Des mégots pour isoler les maisons

Des mégots transformés en plaques d'isolant pour le bâtiment, ou en doudounes pour affronter l'hiver : c'est le concept de TchaoMégot, une jeune entreprise installée depuis trois ans dans l'Oise, près de Beauvais. Lorsqu'on pénètre à l'intérieur de cette usine de recyclage, ce qui marque, c'est d'abord l'odeur de tabac froid. "L'odeur vient des substances toxiques contenues à l'intérieur du filtre, explique Amélie Velter, ingénieure en recherche et développement chez TchaoMégot. Un mégot, c'est composé d'un filtre, qui est composé d'acétate de cellulose, et cette matière, dans la partie filtre, est isolante."

Ces mégots ont été récoltés grâce à des cendriers installés dans des entreprises, des collectivités, des communes, et même à l'Élysée. Il faut maintenant les trier, à travers un tamis. "Il faut d'abord enlever la cendre et le tabac, enlever aussi les déchets, les touillettes, les paquets de cigarettes et les papiers". Ils sont maintenant prêts à être dépollués, et c'est là que réside l'innovation de TchaoMégot : une machine pour les purifier, sans eau ni solvant toxique, mais avec du dioxyde de carbone, du CO2, qui est utilisé pour les nettoyer. "On le reçoit sous forme liquide, mais cette machine va modifier son état pour capturer les substances toxiques qui vont se condenser et retomber dans les béchers. Ça ressemble à un goudron, qui forme un liquide ignoble, un concentré de ressources polluantes, très solubles aussi", détaille l'ingénieure Amélie Velter. À la sortie de cette machine, un bloc de mégots débarrassé de leurs substances. "Là on a 150 000 mégots qui se tiennent en bloc, compactés en cylindres, ils sont propres et prêts pour intégrer de nouvelles filières de recyclages". Cette année, l'entreprise est en mesure de traiter 300 tonnes de mégots au total.

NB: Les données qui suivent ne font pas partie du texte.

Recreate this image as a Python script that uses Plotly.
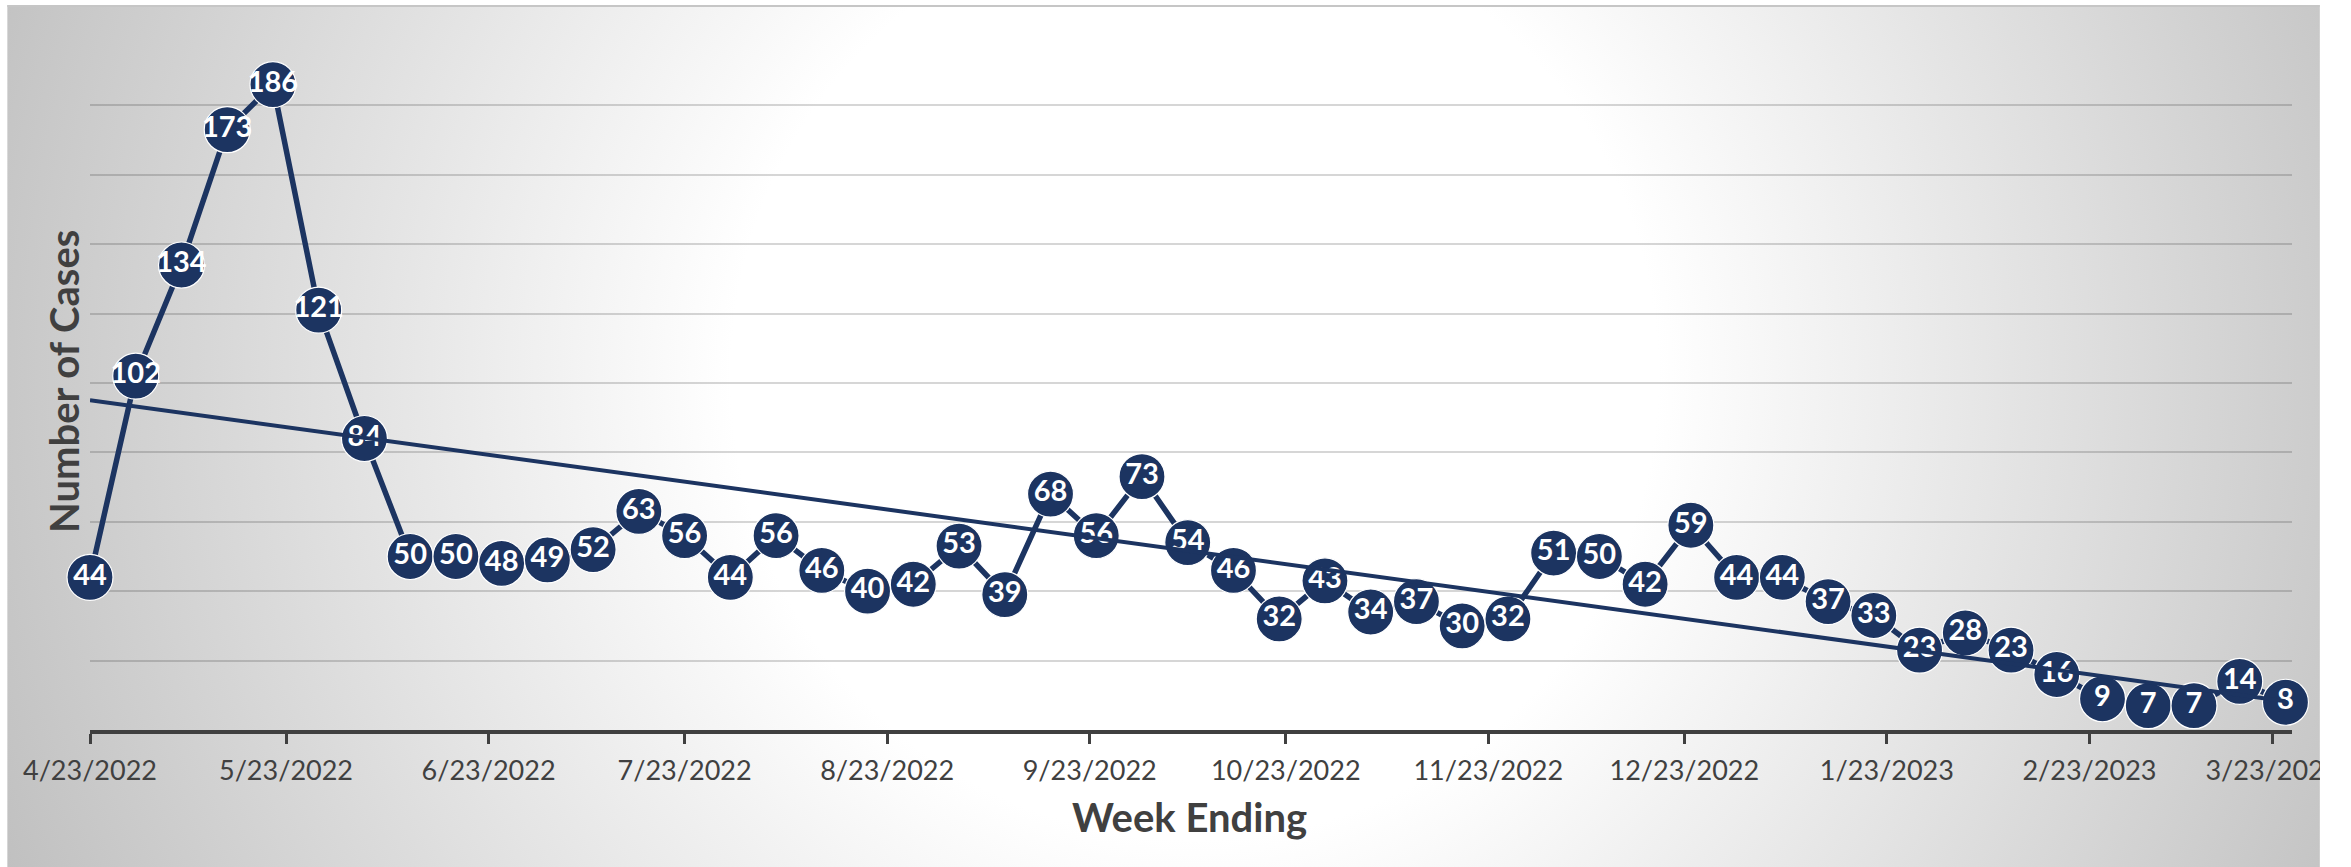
import base64
import numpy as np
import pandas as pd
import plotly.graph_objects as go

# ---------------- data ----------------
start_week = "2022-04-23"
cases = [44, 102, 134, 173, 186, 121, 84, 50, 50, 48, 49, 52, 63, 56, 44, 56, 46, 40,
         42, 53, 39, 68, 56, 73, 54, 46, 32, 43, 34, 37, 30, 32, 51, 50, 42, 59, 44,
         44, 37, 33, 23, 28, 23, 16, 9, 7, 7, 14, 8]
week_ending = pd.date_range(start_week, periods=len(cases), freq="7D")

tick_dates = ["2022-04-23", "2022-05-23", "2022-06-23", "2022-07-23", "2022-08-23",
              "2022-09-23", "2022-10-23", "2022-11-23", "2022-12-23", "2023-01-23",
              "2023-02-23", "2023-03-23"]
tick_labels = ["4/23/2022", "5/23/2022", "6/23/2022", "7/23/2022", "8/23/2022",
               "9/23/2022", "10/23/2022", "11/23/2022", "12/23/2022", "1/23/2023",
               "2/23/2023", "3/23/2023"]

x_title = "Week Ending"
y_title = "Number of Cases"

# linear trendline (as Excel's linear trend)
days = (week_ending - week_ending[0]).days.values.astype(float)
slope, intercept = np.polyfit(days, np.array(cases, dtype=float), 1)
trend_x = [week_ending[0], week_ending[-1]]
trend_y = [intercept, intercept + slope * days[-1]]

# ---------------- styling ----------------
W, H = 2351, 867
ML, MR, MT, MB = 90, 54, 36, 137
PW, PH = W - ML - MR, H - MT - MB
NAVY = "#1c3461"
TXT = "#404040"
FONT = "Lato"


def px_to_paper_x(px):
    return (px - ML) / PW


def px_to_paper_y(py):
    return (H - MB - py) / PH


# chart-area background: radial gradient as an SVG image
bg_x0, bg_y0, bg_x1, bg_y1 = 7, 5, 2325, 867
bg_w, bg_h = bg_x1 - bg_x0, bg_y1 - bg_y0
svg = (
    f'<svg xmlns="http://www.w3.org/2000/svg" width="{bg_w}" height="{bg_h}" '
    f'viewBox="0 0 {bg_w} {bg_h}" preserveAspectRatio="none">'
    '<defs><radialGradient id="g" gradientUnits="userSpaceOnUse" cx="1190" cy="370" r="1290">'
    '<stop offset="0" stop-color="#ffffff"/><stop offset="0.36" stop-color="#ffffff"/>'
    '<stop offset="1" stop-color="#c0c0c0"/></radialGradient></defs>'
    f'<rect width="{bg_w}" height="{bg_h}" fill="url(#g)"/>'
    f'<rect width="{bg_w}" height="2" fill="#c6c6c6"/></svg>'
)
svg_uri = "data:image/svg+xml;base64," + base64.b64encode(svg.encode()).decode()

fig = go.Figure()

fig.add_trace(go.Scatter(
    x=week_ending, y=cases, mode="lines+markers+text",
    text=[str(v) for v in cases], textposition="middle center",
    textfont=dict(family=FONT, size=29, color="white", weight=700),
    line=dict(color=NAVY, width=5.5),
    marker=dict(size=46, color=NAVY, line=dict(color="white", width=1.2)),
    cliponaxis=False, showlegend=False, hoverinfo="skip",
))

fig.add_trace(go.Scatter(
    x=trend_x, y=trend_y, mode="lines",
    line=dict(color=NAVY, width=4),
    cliponaxis=False, showlegend=False, hoverinfo="skip",
))

fig.update_layout(
    width=W, height=H,
    margin=dict(l=ML, r=MR, t=MT, b=MB),
    paper_bgcolor="white", plot_bgcolor="rgba(0,0,0,0)",
    font=dict(family=FONT, color=TXT),
    images=[dict(
        source=svg_uri, xref="paper", yref="paper",
        x=px_to_paper_x(bg_x0), y=px_to_paper_y(bg_y0),
        sizex=bg_w / PW, sizey=bg_h / PH,
        xanchor="left", yanchor="top", sizing="stretch", layer="below",
    )],
    xaxis=dict(
        type="date", range=["2022-04-23", "2023-03-26"],
        tickvals=tick_dates, ticktext=tick_labels,
        tickfont=dict(family=FONT, size=27, color=TXT),
        showgrid=False, zeroline=False,
        showline=True, linecolor=TXT, linewidth=4,
        ticks="outside", ticklen=10, tickwidth=3, tickcolor=TXT,
        ticklabelstandoff=4,
    ),
    yaxis=dict(
        range=[0, 200], dtick=20, showticklabels=False,
        showgrid=True, gridcolor="rgba(0,0,0,0.16)", gridwidth=2,
        zeroline=False, showline=False, ticks="",
    ),
    annotations=[
        dict(text=x_title, xref="paper", yref="paper",
             x=px_to_paper_x(1192), y=px_to_paper_y(817),
             xanchor="center", yanchor="middle", showarrow=False,
             font=dict(family=FONT, size=40, color=TXT, weight=700)),
        dict(text=y_title, xref="paper", yref="paper",
             x=px_to_paper_x(64), y=px_to_paper_y(382),
             xanchor="center", yanchor="middle", showarrow=False, textangle=-90,
             font=dict(family=FONT, size=40, color=TXT, weight=700)),
    ],
    shapes=[dict(
        type="rect", xref="paper", yref="paper",
        x0=px_to_paper_x(bg_x1), x1=px_to_paper_x(W + 20),
        y0=px_to_paper_y(H + 20), y1=px_to_paper_y(-20),
        fillcolor="white", line=dict(width=0), layer="above",
    )],
)

fig.write_html("out.html", config={"displayModeBar": False},
               post_script="document.body.style.margin='0';")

23 milliards de mégots jetés chaque année

TchaoMégot  envoie les mégots en bloc à des sous-traitants, pour fabriquer des panneaux isolants ou pour de l'isolation thermique ou phonique. Ces mégots peuvent également servir de rembourrage pour des doudounes ou des pochettes d'ordinateurs. Ces produits sont ensuite redistribués aux quelque 3 000 entreprises partenaires de TchaoMégot. Son fondateur, Julien Paque, déplore en revanche un manque de sensibilisation autour de cette nouvelle filière de recyclage : "Aujourd’hui il y a une vraie problématique, il y a beaucoup de communication sur le recyclage du déchet, mais qui mélange des problèmes entre valorisation énergétique et valorisation de la matière. Ce ne sont pas du tout les mêmes modes de traitement."

"Notre but, c'est d'expliquer la différence des modes de traitement entre l'incinération et le recyclage, pour être sûr que les gens envoient bien leurs mégots dans des filières de recyclage pour donner une seconde vie à la matière et pas l'incinérer en créant du CO2 de l'autre côté."

Julien Paque, fondateur de TchaoMégot

à franceinfo

Le fondateur de TchaoMégot appelle également à ce que cette nouvelle filière de dépollution de mégots soit soutenue par l'Alcome, l'éco-organisme qui agit pour la réduction des mégots dans l'espace public, mais qui ne finance pas ces activités de recyclage.

Certaines associations demandent l'interdiction des filtres à cigarettes, comme l'ONG de défense des océans, Surfrider. Selon elle, les filtres n'ont aucun bénéfice pour la santé des fumeurs et surtout polluent en masse. D'après le ministère de la Transition écologique, plus de 23 milliards de mégots recouvrent chaque année l'espace public français. Ces déchets classés dangereux se retrouvent sur les plages, dans les rivières, ou les fonds marins. Or, ils contiennent plusieurs milliers de substances chimiques, comme du naphtalène, de l'ammoniac, de l'arsenic, du mercure et il leur faut plusieurs années, voire plusieurs décennies, pour se dégrader. L'impact écologique est donc indéniable, d'où ces les opérations de sensibilisation comme le Mégothon. Mais pour se passer des mégots, la meilleure des solution est encore d'arrêter de fumer.